What is Acupuncture?

Acupuncture is one of the many skills used within physiotherapy as an integrated approach to the management of pain and inflammation and as a means of stimulating the body’s own healing chemicals in order to aid recovery and enhance rehabilitation(getting better, quicker).

Acupuncture within physiotherapy is used against the background of clinical and research evidence. The concept of Traditional Chinese Medicine [TCM] is an ancient system of written scripts as far back as 1000BC, founded on the holistic concept of treatment and an acknowledgement of the body’s ability to return to its balanced state of health, given the correct stimulus to do so.

There are many forces within the body that require balance in order to achieve health and fitness; two forces that are commonly referred to are YIN [negative] and YANG [positive]. Treatment with Acupuncture is undertaken with the aim or restoring all the body systems to a state of balance (homeostasis). This is achieved by an in depth physiotherapy assessment to determine the source of the imbalance and the correct acupuncture points required to address this imbalance and facilitate the body’s return to a state of health both physically and mentally.

The body has the ability to “self repair” the use of Acupuncture, Acupressure or Electro-Acupuncture enhances the repair mechanism and enables an improved recovery time.
This allows other physiotherapy treatments such as exercise, muscle strengthening and rehabilitation to achieve more effective results.

The acupuncture needle will stimulate the flow of QI [pronounced ‘chee’], which circulates in channels or meridians within the body.
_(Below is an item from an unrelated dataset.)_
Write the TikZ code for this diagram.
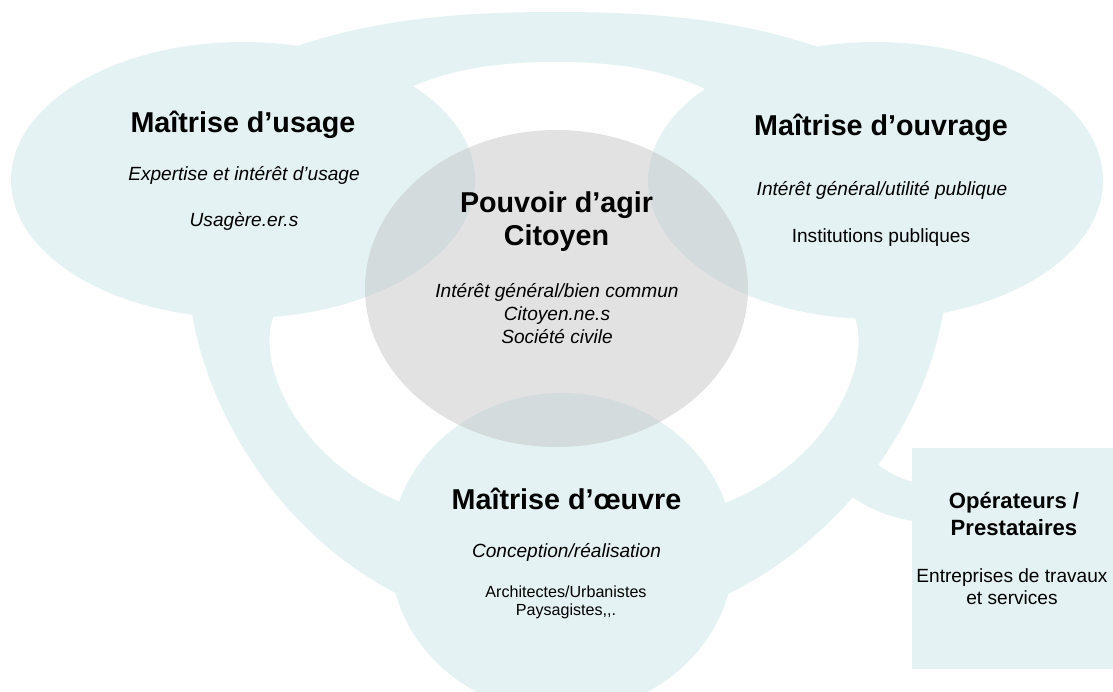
\documentclass[tikz,border=0pt]{standalone}
\usepackage{fontspec}
\setmainfont{Liberation Sans}
\usetikzlibrary{shapes.geometric}
\definecolor{ActeursCyan}{RGB}{228,242,243}
\definecolor{ActeursGris}{RGB}{198,198,198}
\definecolor{ActeursNoir}{RGB}{0,0,0}

\begin{document}
\begin{tikzpicture}[x=1pt,y=-1pt,
		zone/.style={fill=ActeursCyan, draw=none},
		pole/.style={ellipse, fill=ActeursCyan, draw=none, inner sep=0pt},
		txt/.style={anchor=base, inner sep=0pt, align=center, text=ActeursNoir},
		titre/.style={txt, font=\fontsize{28.7}{33}\selectfont\bfseries},
		sous/.style={txt, font=\fontsize{19.1}{23}\selectfont\itshape},
		plain/.style={txt, font=\fontsize{19.1}{23}\selectfont}]
		\clip (0,0) rectangle (1113,691);
		% anneau
		\fill[zone, even odd rule]
		(260,60) .. controls (360,18) and (460,12) .. (556,12)
		.. controls (652,12) and (752,18) .. (852,60)
		-- (945,300) .. controls (930,420) and (840,545) .. (715,600)
		-- (410,600) .. controls (290,545) and (205,420) .. (190,300) -- cycle
		(400,92) .. controls (450,68) and (500,62) .. (556,62)
		.. controls (612,62) and (662,68) .. (712,92)
		-- (848,305) .. controls (880,345) and (840,460) .. (720,505)
		-- (408,505) .. controls (288,460) and (248,345) .. (280,305) -- cycle;
		% lien vers les operateurs
		\fill[zone]
		(840,480) -- (877,464) .. controls (890,473) and (900,479) .. (914,482)
		-- (914,521) .. controls (890,518) and (868,508) .. (852,497) -- cycle;
		\node[pole, minimum width=464pt, minimum height=276pt] (usage) at (243,180) {};
		\node[pole, minimum width=455pt, minimum height=277pt] (ouvrage) at (875.5,180.5) {};
		\node[pole, minimum width=344pt, minimum height=320pt] (oeuvre) at (562,553) {};
		\node[ellipse, fill=ActeursGris, fill opacity=0.5, inner sep=0pt,
		minimum width=383pt, minimum height=317pt] (citoyen) at (556.5,288.5) {};
		\node[fill=ActeursCyan, inner sep=0pt, minimum width=201pt,
		minimum height=221pt] (operateurs) at (1012.5,558.5) {};
		% textes
		\node[titre] (usageT) at (243,132) {Maîtrise d’usage};
		\node[sous] (usageA) at (244,180) {Expertise et intérêt d’usage};
		\node[sous] (usageB) at (244,226) {Usagère.er.s};
		\node[titre] (ouvrageT) at (881,135) {Maîtrise d’ouvrage};
		\node[sous] (ouvrageA) at (882,195) {Intérêt général/utilité publique};
		\node[plain] (ouvrageB) at (881,242) {Institutions publiques};
		\node[titre] (citoyenT) at (556.5,212) {Pouvoir d’agir};
		\node[titre] (citoyenU) at (556.5,245) {Citoyen};
		\node[sous] (citoyenA) at (557,297) {Intérêt général/bien commun};
		\node[sous] (citoyenB) at (557,320) {Citoyen.ne.s};
		\node[sous] (citoyenC) at (557,343) {Société civile};
		\node[titre] (oeuvreT) at (566.5,509) {Maîtrise d’œuvre};
		\node[sous] (oeuvreA) at (566.5,557) {Conception/réalisation};
		\node[txt, font=\fontsize{16.1}{18}\selectfont] (oeuvreB) at (566,597) {Architectes/Urbanistes};
		\node[txt, font=\fontsize{16.1}{18}\selectfont] (oeuvreC) at (566,615) {Paysagistes,{},.};
		\node[txt, font=\fontsize{22.1}{27}\selectfont\bfseries] (operateursT) at (1014,508) {Opérateurs /};
		\node[txt, font=\fontsize{22.1}{27}\selectfont\bfseries] (operateursU) at (1014,535) {Prestataires};
		\node[plain] (operateursA) at (1012,582) {Entreprises de travaux};
		\node[plain] (operateursB) at (1012,604) {et services};
	\end{tikzpicture}
\end{document}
The QI circulates within the deeper organs of the body, but connects to the superficial skin. In the state of a normal healthy body, a balance exists between these systems. Both the superficial energy and the deeper energy can be influenced by the stimulation of specific acupuncture points. If injury, disease, emotional trauma or infection occurs, the natural flow of QI within the meridians and organs may well be affected and the result is an altered flow, either a slowing or stagnation of QI causing pain and inflammation, or a deficit of QI, which may cause weakness, exhaustion and longer debilitating disease. The stimulation of relevant acupuncture points may free stagnation, reduce excess or indeed, increase QI to the specific area or organ and thus help to restore normal QI flow and balance.

Acupuncture is used by Physiotherapists, against a background of sound research and evidence, as a means of enhancing pain modulation via the stimulation of the brain and spinal cord to produce NATURAL pain relieving chemicals, such as endorphins; melatonin to promote sleep, serotonin to promote well being, to name but a few.

These assist the body’s healing process and offer pain relief as a precursor for other manual or exercise therapy.